Through a quirk of circumstances, I just happen to have known Paul Young before he became famous. Back in 1997-2000 I lived in Portland, Oregon. Paul was also living in that area, and we met each other as participants in a discussion group for Christians from different churches. Back then, my impression of Paul was that he was bright, articulate, and well educated in theology, but I had no clue that Paul would one day write a book that would sell millions of copies. I'm sure that most of you are aware of the subsequent story: Paul wrote the manuscript of a novel, intending to give a few copies to family and friends. He and a small group of friends created their own imprint for the book, and it quickly rose to #1 on the New York Times bestseller list.

The most vociferous objections to the book seem to be coming from certain conservative evangelicals who claim that it teaches dangerously heretical doctrines. Such critics could benefit from reading The Art of Rhetoric, in which Aristotle says that there are three main forms of persuasion: logos (the logical force of the argument), ethos (the authority and charisma of the author), and pathos (the emotional impact that the work has on its audience).
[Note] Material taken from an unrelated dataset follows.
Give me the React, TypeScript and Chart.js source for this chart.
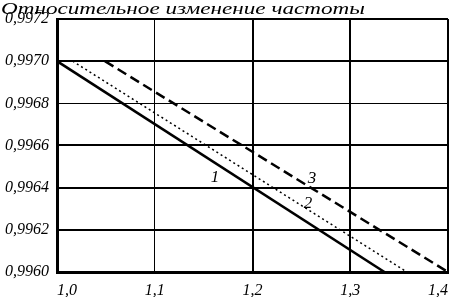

Those who criticize the alleged theological errors in the book make the category mistake of treating it as if it were a doctrinal treatise, an example of logos, which it is not. The book is not an example of ethos either, in the sense that Paul Young was not a person who had name recognition as a charismatic leader prior to the book's publication. The book's success is purely a result of the impact it had on its readers; it is an eye-opening example of what Aristotle called pathos.

Many readers have resonated deeply with the book's message about God's love for wounded people, and we are all wounded in various ways. The book challenges pastors in particular to ask themselves whether our churches and our religiosity are turning people away from God, or opening up people's spirits to truly hear the Gospel. Even if we are not contributing to the problem, is it the case that our preaching and teaching lacks persuasive power because it does not reach people where they are? Is there a deep spiritual hunger in people, for which we have very little nourishment to offer? These are the types of questions that we should be asking.

So without further ado, I present to you the accidental author, Paul Young.